Can Sam Adams Save Itself with Summer Ale?
After another disappointing quarter, America's second-largest craft brewery regroups.
Written by Alex Weaver
The results are in for Boston Beer Company’s Q1 of 2017 and, like quarters past, the news isn’t great for America’s second largest craft brewery.
Last quarter, the company — known best for its expansive line of craft beers under the Samuel Adams name — shipped 707,000 barrels of beer, cider, hard tea, and seltzer. This might sound healthy, but it actually represents a 15 percent decline compared to the first quarter of 2016. Put in terms of dollars and cents, the company netted $5.6 million last quarter, down $1.3 million from the same period the year prior.
“These declines were mostly caused by weakness in the Samuel Adams brand, especially our seasonal beers, and a general softening of the craft beer category that continues to be very competitive,” said Boston Beer Company Founder Jim Koch.
Koch, of course, has made headlines of late after penning an op-ed for The New York Times saying in so many terms that the next 10 years for American craft beer aren’t going to be as rosy as the previous decade, thanks largely to the ever-expanding influence of beer giants AB InBev and Molson Coors.
He’s nothing if not candid — telling us in an interview, “I wrote the text. I didn’t write the headline” of that NYT article, “Is It Last Call for Craft Beer?” — and his earnings calls are no exception.

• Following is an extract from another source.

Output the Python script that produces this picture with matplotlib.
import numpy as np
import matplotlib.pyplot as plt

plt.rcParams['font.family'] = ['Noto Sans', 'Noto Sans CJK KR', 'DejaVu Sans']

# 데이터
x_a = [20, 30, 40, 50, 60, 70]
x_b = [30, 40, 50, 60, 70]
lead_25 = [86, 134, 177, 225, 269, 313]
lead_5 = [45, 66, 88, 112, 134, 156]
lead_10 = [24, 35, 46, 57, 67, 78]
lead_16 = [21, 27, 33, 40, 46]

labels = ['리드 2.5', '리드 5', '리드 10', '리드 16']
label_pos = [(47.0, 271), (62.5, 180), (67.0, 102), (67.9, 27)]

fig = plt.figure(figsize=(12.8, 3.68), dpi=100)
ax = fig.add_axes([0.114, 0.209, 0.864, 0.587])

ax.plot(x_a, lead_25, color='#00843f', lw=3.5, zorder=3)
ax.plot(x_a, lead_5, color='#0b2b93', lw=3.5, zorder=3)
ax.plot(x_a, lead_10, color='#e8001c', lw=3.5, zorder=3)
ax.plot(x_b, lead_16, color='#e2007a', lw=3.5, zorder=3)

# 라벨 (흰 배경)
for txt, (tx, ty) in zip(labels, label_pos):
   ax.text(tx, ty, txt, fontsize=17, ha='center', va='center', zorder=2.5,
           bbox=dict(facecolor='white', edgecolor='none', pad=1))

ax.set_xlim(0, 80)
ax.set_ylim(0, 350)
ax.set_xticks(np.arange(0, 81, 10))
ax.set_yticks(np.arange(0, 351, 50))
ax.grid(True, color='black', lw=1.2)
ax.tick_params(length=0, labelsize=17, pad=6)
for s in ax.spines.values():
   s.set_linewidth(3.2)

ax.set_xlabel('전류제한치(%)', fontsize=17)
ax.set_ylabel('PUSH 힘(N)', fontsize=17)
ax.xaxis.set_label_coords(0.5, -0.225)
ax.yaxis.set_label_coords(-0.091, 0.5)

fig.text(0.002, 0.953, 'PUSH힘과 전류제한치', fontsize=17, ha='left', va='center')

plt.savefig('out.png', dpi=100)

“New craft brewers continue to enter the market and existing craft brewers are expanding their distribution and tap rooms, with the result that drinkers are seeing more choices,” he said.
Two of those choices were Sam Adams spring seasonals Fresh as Helles and Hopscape, both of which flopped with the consumer, especially compared to last spring’s relative success in a white ale called Coldsnap.

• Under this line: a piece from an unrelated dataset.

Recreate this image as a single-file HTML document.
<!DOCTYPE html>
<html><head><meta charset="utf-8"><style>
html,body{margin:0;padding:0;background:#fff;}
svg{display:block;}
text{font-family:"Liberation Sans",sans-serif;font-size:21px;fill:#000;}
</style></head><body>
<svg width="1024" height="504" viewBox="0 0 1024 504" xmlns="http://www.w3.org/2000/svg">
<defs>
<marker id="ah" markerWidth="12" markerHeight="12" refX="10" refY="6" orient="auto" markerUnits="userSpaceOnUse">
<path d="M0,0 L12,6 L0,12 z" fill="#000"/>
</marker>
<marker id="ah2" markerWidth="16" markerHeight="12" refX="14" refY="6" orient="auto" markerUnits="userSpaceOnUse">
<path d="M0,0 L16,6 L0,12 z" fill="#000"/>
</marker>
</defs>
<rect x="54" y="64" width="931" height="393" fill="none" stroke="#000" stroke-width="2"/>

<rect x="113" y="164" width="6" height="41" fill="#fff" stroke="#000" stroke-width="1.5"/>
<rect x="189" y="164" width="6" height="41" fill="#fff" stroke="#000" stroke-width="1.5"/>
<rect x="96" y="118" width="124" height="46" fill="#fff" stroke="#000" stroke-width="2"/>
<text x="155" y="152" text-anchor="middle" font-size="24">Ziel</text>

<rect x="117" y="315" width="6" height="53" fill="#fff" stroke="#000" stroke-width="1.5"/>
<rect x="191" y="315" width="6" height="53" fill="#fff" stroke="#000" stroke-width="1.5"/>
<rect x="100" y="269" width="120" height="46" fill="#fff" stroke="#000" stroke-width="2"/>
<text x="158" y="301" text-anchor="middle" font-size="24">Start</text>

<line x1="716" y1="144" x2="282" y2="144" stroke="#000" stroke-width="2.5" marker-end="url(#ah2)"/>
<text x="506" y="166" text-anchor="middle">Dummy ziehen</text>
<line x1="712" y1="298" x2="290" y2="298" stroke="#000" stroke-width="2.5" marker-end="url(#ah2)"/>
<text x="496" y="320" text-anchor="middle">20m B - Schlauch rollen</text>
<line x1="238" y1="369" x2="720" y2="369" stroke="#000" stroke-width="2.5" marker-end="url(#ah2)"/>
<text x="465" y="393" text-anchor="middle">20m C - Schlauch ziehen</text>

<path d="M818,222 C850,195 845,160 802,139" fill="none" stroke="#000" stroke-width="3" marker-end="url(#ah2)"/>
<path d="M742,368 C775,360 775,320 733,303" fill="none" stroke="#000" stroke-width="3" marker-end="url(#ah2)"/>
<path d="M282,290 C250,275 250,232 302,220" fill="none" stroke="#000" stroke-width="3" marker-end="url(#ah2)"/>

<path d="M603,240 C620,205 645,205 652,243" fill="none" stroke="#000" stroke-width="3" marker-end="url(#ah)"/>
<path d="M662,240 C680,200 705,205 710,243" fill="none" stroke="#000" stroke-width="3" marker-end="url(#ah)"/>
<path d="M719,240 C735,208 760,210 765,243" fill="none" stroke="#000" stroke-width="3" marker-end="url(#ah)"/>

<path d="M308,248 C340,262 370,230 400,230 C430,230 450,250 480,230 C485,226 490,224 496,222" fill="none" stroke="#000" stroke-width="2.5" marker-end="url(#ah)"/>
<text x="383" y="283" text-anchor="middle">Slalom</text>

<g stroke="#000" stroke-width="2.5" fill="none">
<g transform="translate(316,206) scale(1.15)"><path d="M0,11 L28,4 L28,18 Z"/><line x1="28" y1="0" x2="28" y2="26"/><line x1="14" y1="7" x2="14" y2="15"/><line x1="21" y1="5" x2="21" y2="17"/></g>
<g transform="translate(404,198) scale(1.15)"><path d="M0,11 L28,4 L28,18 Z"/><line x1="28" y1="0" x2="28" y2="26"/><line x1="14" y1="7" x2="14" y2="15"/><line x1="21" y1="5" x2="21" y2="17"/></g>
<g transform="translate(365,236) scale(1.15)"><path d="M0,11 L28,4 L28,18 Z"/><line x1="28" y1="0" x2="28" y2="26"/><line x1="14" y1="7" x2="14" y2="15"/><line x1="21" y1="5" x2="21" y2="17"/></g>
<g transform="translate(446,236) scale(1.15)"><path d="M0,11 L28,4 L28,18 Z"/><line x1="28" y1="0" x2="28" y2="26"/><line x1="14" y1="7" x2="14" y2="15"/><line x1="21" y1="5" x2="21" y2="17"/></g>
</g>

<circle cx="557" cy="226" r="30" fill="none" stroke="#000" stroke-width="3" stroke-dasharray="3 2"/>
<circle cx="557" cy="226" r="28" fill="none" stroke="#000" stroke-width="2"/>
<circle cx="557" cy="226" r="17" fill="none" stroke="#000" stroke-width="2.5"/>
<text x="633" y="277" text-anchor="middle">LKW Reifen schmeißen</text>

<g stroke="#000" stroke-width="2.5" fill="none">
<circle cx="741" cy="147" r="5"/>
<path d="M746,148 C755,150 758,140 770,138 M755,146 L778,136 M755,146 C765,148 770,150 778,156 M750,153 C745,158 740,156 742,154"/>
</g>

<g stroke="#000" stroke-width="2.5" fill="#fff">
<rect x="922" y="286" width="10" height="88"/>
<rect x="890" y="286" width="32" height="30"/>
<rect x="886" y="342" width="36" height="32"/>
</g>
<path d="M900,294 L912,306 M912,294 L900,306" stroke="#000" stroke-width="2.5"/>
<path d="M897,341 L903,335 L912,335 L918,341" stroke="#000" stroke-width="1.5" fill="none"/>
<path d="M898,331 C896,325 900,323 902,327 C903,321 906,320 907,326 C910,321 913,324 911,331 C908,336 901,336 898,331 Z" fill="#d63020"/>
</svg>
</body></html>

All of this puts a great burden on the back of one Sam Adams beer in particular.
“We are currently rolling out our summer seasonal, Samuel Adams Summer Ale,” said Koch, “which is now in its twenty-second year and is still the leading summer seasonal beer in the craft industry.” (I confirmed this point with a Sam Adams spokesperson, who told me the stat is based on IRI purchasing data.)
This may be true, but is it enough to undo the damage of two failed seasonals and bring Boston Beer back into the good graces of craft drinkers nationwide?
It’s a tall task, especially as the consumer is faced with more and more summery options when perusing the beer aisle or their local bar’s tap list. I’ve said it before, but I’m less convinced that seasonal beers can save the day for Sam Adams than Koch is.
“We remain committed to our seasonal program as one of the strong pillars of the Sam Adams brand,” he said on the earnings call, adding, however predictably, in a release, “I am excited by the opportunities ahead of us and continue to be optimistic about our future.”
So, you tell us: What will you be drinking most this summer?